Your goal
In this exercise, return the whole listing exactly, excluding any images.

Data provided

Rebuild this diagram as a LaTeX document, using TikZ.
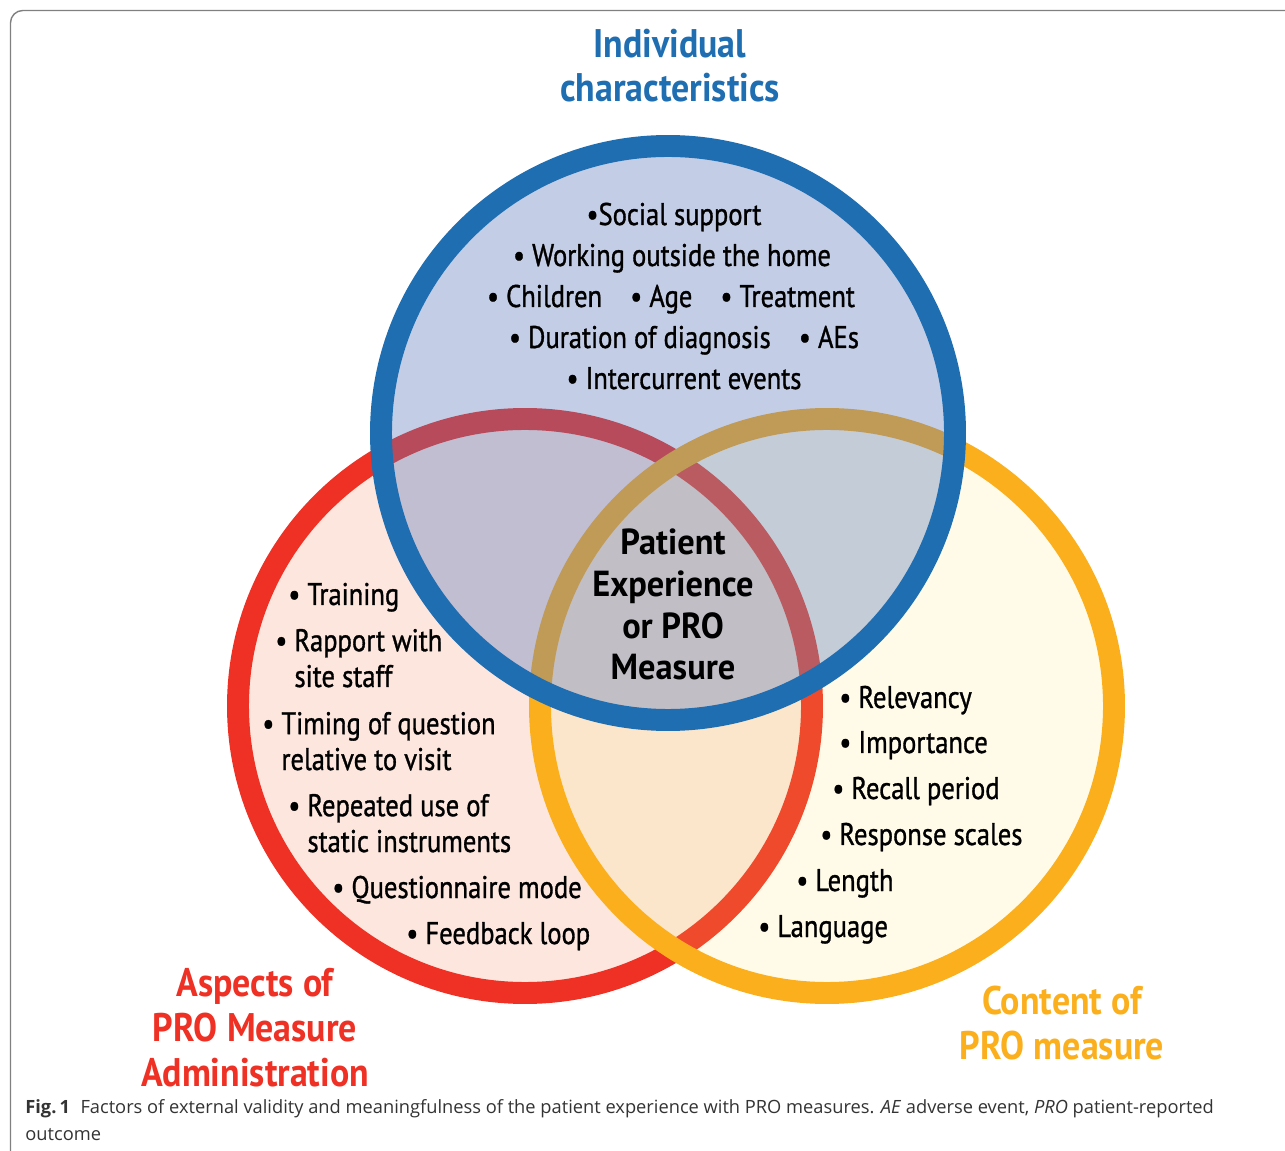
\documentclass[tikz,border=0pt]{standalone}
\usepackage{fontspec}
\setmainfont{Open Sans}
\newfontfamily\condfont[FakeStretch=0.85,FakeBold=1.0]{PT Sans}
\newfontfamily\headfont[FakeStretch=0.9]{PT Sans}
\newfontfamily\corefont[FakeStretch=0.95]{PT Sans}
\definecolor{bluering}{HTML}{1F6EB2}
\definecolor{redring}{HTML}{EE3124}
\definecolor{orangering}{HTML}{FBAF1D}
\definecolor{redfill}{HTML}{FCE6DE}
\definecolor{blueshade}{HTML}{5D7ABB}
\definecolor{orangeshade}{HTML}{FFE65D}
\definecolor{captext}{HTML}{333333}
\tikzset{
  ring/.style={line width=12.5pt},
  head/.style={inner sep=0pt, align=center, anchor=base,
    font=\headfont\bfseries\fontsize{22.7}{25.5}\selectfont},
  core/.style={inner sep=0pt, align=center, anchor=base,
    font=\corefont\bfseries\fontsize{20.6}{23.8}\selectfont},
  item/.style={inner sep=0pt, align=left, anchor=base west,
    font=\condfont\fontsize{17.8}{20.4}\selectfont},
  itemc/.style={item, anchor=base},
  captionbox/.style={inner sep=0pt, anchor=base west, text=captext,
    font=\fontsize{10.4}{15.3}\selectfont},
}
\newcommand{\bul}{\textbullet\ }
\newcommand{\ind}{\hphantom{\textbullet\ }}

\begin{document}
\begin{tikzpicture}[x=0.02cm,y=-0.02cm]
		\useasboundingbox (0,0) rectangle (1285,1151);
		% frame
		\draw [color=gray,line width=0.8pt,rounded corners=7pt] (1285,10.5) -- (10.5,10.5) -- (10.5,1151);
		% circles
		\coordinate (admin) at (525,706);
		\coordinate (content) at (827,706);
		\coordinate (indiv) at (668,433);
		\draw [ring,draw=redring,fill=redfill] (admin) circle (287);
		\draw [ring,draw=orangering,fill=orangeshade,fill opacity=0.14] (content) circle (287);
		\draw [ring,draw=bluering,fill=blueshade,fill opacity=0.37] (indiv) circle (287);
		% titles (base = last line)
		\node [head,text=bluering] (indivtitle) at (670,102) {Individual\\characteristics};
		\node [head,text=redring] (admintitle) at (255,1086) {Aspects of\\PRO Measure\\Administration};
		\node [head,text=orangering] (contenttitle) at (1062,1059) {Content of\\PRO measure};
		\node [core] (pro) at (673,680) {Patient\\Experience\\or PRO\\Measure};
		% individual characteristics
		\node [itemc] (social) at (674,225) {\textbullet Social support};
		\node [itemc] (working) at (672,266) {\bul Working outside the home};
		\node [itemc] (children) at (671,307) {\bul Children\hspace{16pt}\bul Age\hspace{16pt}\bul Treatment};
		\node [itemc] (duration) at (684,348) {\bul Duration of diagnosis\hspace{16pt}\bul AEs};
		\node [itemc] (intercur) at (684,389) {\bul Intercurrent events};
		% administration
		\node [item] (training) at (288,605) {\bul Training};
		\node [item] (rapport) at (275,687) {\bul Rapport with\\\ind site staff};
		\node [item] (timing) at (262,770) {\bul Timing of question\\\ind relative to visit};
		\node [item] (repeated) at (288,852) {\bul Repeated use of\\\ind static instruments};
		\node [item] (mode) at (332,898) {\bul Questionnaire mode};
		\node [item] (feedback) at (406,944) {\bul Feedback loop};
		% content
		\node [item] (relevancy) at (839,708) {\bul Relevancy};
		\node [item] (importance) at (839,753) {\bul Importance};
		\node [item] (recall) at (832,799) {\bul Recall period};
		\node [item] (response) at (820,845) {\bul Response scales};
		\node [item] (length) at (796,891) {\bul Length};
		\node [item] (language) at (758,937) {\bul Language};
		% caption
		\node [captionbox] (caption) at (25,1113)
			{\textbf{Fig.\,1}\hspace{6pt}Factors of external validity and meaningfulness of the patient experience with PRO measures. \textit{AE} adverse event, \textit{PRO} patient-reported};
		\node [captionbox] (caption2) at (25,1140) {outcome};
	\end{tikzpicture}
\end{document}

Completed task
Rebuild this diagram as a LaTeX document, using TikZ.
\documentclass[tikz,border=0pt]{standalone}
\usepackage{fontspec}
\setmainfont{Open Sans}
\newfontfamily\condfont[FakeStretch=0.85,FakeBold=1.0]{PT Sans}
\newfontfamily\headfont[FakeStretch=0.9]{PT Sans}
\newfontfamily\corefont[FakeStretch=0.95]{PT Sans}
\definecolor{bluering}{HTML}{1F6EB2}
\definecolor{redring}{HTML}{EE3124}
\definecolor{orangering}{HTML}{FBAF1D}
\definecolor{redfill}{HTML}{FCE6DE}
\definecolor{blueshade}{HTML}{5D7ABB}
\definecolor{orangeshade}{HTML}{FFE65D}
\definecolor{captext}{HTML}{333333}
\tikzset{
  ring/.style={line width=12.5pt},
  head/.style={inner sep=0pt, align=center, anchor=base,
    font=\headfont\bfseries\fontsize{22.7}{25.5}\selectfont},
  core/.style={inner sep=0pt, align=center, anchor=base,
    font=\corefont\bfseries\fontsize{20.6}{23.8}\selectfont},
  item/.style={inner sep=0pt, align=left, anchor=base west,
    font=\condfont\fontsize{17.8}{20.4}\selectfont},
  itemc/.style={item, anchor=base},
  captionbox/.style={inner sep=0pt, anchor=base west, text=captext,
    font=\fontsize{10.4}{15.3}\selectfont},
}
\newcommand{\bul}{\textbullet\ }
\newcommand{\ind}{\hphantom{\textbullet\ }}

\begin{document}
\begin{tikzpicture}[x=0.02cm,y=-0.02cm]
		\useasboundingbox (0,0) rectangle (1285,1151);
		% frame
		\draw [color=gray,line width=0.8pt,rounded corners=7pt] (1285,10.5) -- (10.5,10.5) -- (10.5,1151);
		% circles
		\coordinate (admin) at (525,706);
		\coordinate (content) at (827,706);
		\coordinate (indiv) at (668,433);
		\draw [ring,draw=redring,fill=redfill] (admin) circle (287);
		\draw [ring,draw=orangering,fill=orangeshade,fill opacity=0.14] (content) circle (287);
		\draw [ring,draw=bluering,fill=blueshade,fill opacity=0.37] (indiv) circle (287);
		% titles (base = last line)
		\node [head,text=bluering] (indivtitle) at (670,102) {Individual\\characteristics};
		\node [head,text=redring] (admintitle) at (255,1086) {Aspects of\\PRO Measure\\Administration};
		\node [head,text=orangering] (contenttitle) at (1062,1059) {Content of\\PRO measure};
		\node [core] (pro) at (673,680) {Patient\\Experience\\or PRO\\Measure};
		% individual characteristics
		\node [itemc] (social) at (674,225) {\textbullet Social support};
		\node [itemc] (working) at (672,266) {\bul Working outside the home};
		\node [itemc] (children) at (671,307) {\bul Children\hspace{16pt}\bul Age\hspace{16pt}\bul Treatment};
		\node [itemc] (duration) at (684,348) {\bul Duration of diagnosis\hspace{16pt}\bul AEs};
		\node [itemc] (intercur) at (684,389) {\bul Intercurrent events};
		% administration
		\node [item] (training) at (288,605) {\bul Training};
		\node [item] (rapport) at (275,687) {\bul Rapport with\\\ind site staff};
		\node [item] (timing) at (262,770) {\bul Timing of question\\\ind relative to visit};
		\node [item] (repeated) at (288,852) {\bul Repeated use of\\\ind static instruments};
		\node [item] (mode) at (332,898) {\bul Questionnaire mode};
		\node [item] (feedback) at (406,944) {\bul Feedback loop};
		% content
		\node [item] (relevancy) at (839,708) {\bul Relevancy};
		\node [item] (importance) at (839,753) {\bul Importance};
		\node [item] (recall) at (832,799) {\bul Recall period};
		\node [item] (response) at (820,845) {\bul Response scales};
		\node [item] (length) at (796,891) {\bul Length};
		\node [item] (language) at (758,937) {\bul Language};
		% caption
		\node [captionbox] (caption) at (25,1113)
			{\textbf{Fig.\,1}\hspace{6pt}Factors of external validity and meaningfulness of the patient experience with PRO measures. \textit{AE} adverse event, \textit{PRO} patient-reported};
		\node [captionbox] (caption2) at (25,1140) {outcome};
	\end{tikzpicture}
\end{document}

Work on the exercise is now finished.